WORK REQUIRED:
Go through the data below and gather each line containing "matplotlib".

>> Begin

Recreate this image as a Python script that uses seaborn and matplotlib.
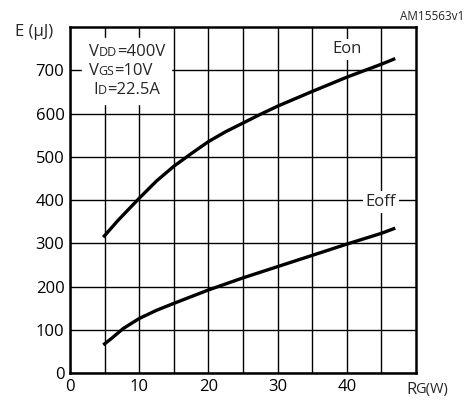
import numpy as np
import pandas as pd
import seaborn as sns
import matplotlib.pyplot as plt
from matplotlib.offsetbox import TextArea, HPacker, VPacker, AnchoredOffsetbox

# gate resistance (ohm) vs switching energy (uJ)
rg_on = [4.8, 7, 10, 12.5, 15, 17.5, 20, 22.5, 25, 27.5, 30, 35, 40, 45, 47]
e_on = [314, 354, 404, 444, 478, 507, 535, 558, 578, 598, 617, 651, 684, 714, 727]

rg_off = [4.8, 6, 7.7, 10, 12.5, 15, 20, 25, 30, 35, 40, 45, 47]
e_off = [65, 80, 103, 126, 145, 161, 192, 220, 246, 272, 298, 323, 335]

df = pd.concat([
    pd.DataFrame({"rg": rg_on, "e": e_on, "curve": "Eon"}),
    pd.DataFrame({"rg": rg_off, "e": e_off, "curve": "Eoff"}),
])

sns.set_style("white")
plt.rcParams['font.family'] = ['Open Sans', 'DejaVu Sans']

fig = plt.figure(figsize=(4.75, 4.03), dpi=100)
ax = fig.add_axes([0.1474, 0.0744, 0.7284, 0.8586])

sns.lineplot(data=df, x="rg", y="e", units="curve", estimator=None,
             color="black", lw=2.4, ax=ax, sort=False, solid_capstyle="butt")

ax.set_xlim(0, 50)
ax.set_ylim(0, 800)
ax.set_xticks([0, 10, 20, 30, 40])
ax.set_xticks(np.arange(5, 50, 10), minor=True)
ax.set_yticks(np.arange(0, 701, 100))
ax.grid(True, which="both", color="black", lw=1.0)
ax.tick_params(which="both", length=0, labelsize=12, colors="black", pad=4)
ax.set_xlabel("")
ax.set_ylabel("")
for s in ax.spines.values():
    s.set_visible(True)
    s.set_color("black")
    s.set_linewidth(1.8)

# axis titles in the corners
fig.text(15 / 475, 1 - 32 / 403, "E (\u03bcJ)", fontsize=12, va="center", ha="left")
fig.text(406 / 475, 1 - 390 / 403, "R", fontsize=12, va="center", ha="left")
fig.text(415 / 475, 1 - 390 / 403, "G(W)", fontsize=10.5, va="center", ha="left")
fig.text(464 / 475, 1 - 17 / 403, "AM15563v1", fontsize=8.5, va="center", ha="right")


def sub_line(big, small, rest):
    return HPacker(children=[TextArea(big, textprops=dict(fontsize=12)),
                             TextArea(small, textprops=dict(fontsize=9)),
                             TextArea(rest, textprops=dict(fontsize=12))],
                   align="baseline", pad=0, sep=0)


lines = VPacker(children=[sub_line("V", "DD", "=400V"),
                          sub_line("V", "GS", "=10V"),
                          HPacker(children=[TextArea(" ", textprops=dict(fontsize=12)),
                                            sub_line("I", "D", "=22.5A")],
                                  align="baseline", pad=0, sep=0)],
                align="left", pad=0, sep=2)
box = AnchoredOffsetbox(loc="upper left", child=lines, pad=0.45, borderpad=0,
                        bbox_to_anchor=(1.8, 775), bbox_transform=ax.transData,
                        frameon=True)
box.patch.set_edgecolor("white")
box.patch.set_facecolor("white")
box.zorder = 5
ax.add_artist(box)

ax.text(40.1, 748, "Eon", fontsize=12, ha="center", va="center", zorder=5,
        bbox=dict(facecolor="white", edgecolor="none", pad=2))
ax.text(44.9, 396, "Eoff", fontsize=12, ha="center", va="center", zorder=5,
        bbox=dict(facecolor="white", edgecolor="none", pad=2))

fig.savefig("out.png", dpi=100)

>> End

EXERCISE RESULT:
Recreate this image as a Python script that uses seaborn and matplotlib.
import matplotlib.pyplot as plt
from matplotlib.offsetbox import TextArea, HPacker, VPacker, AnchoredOffsetbox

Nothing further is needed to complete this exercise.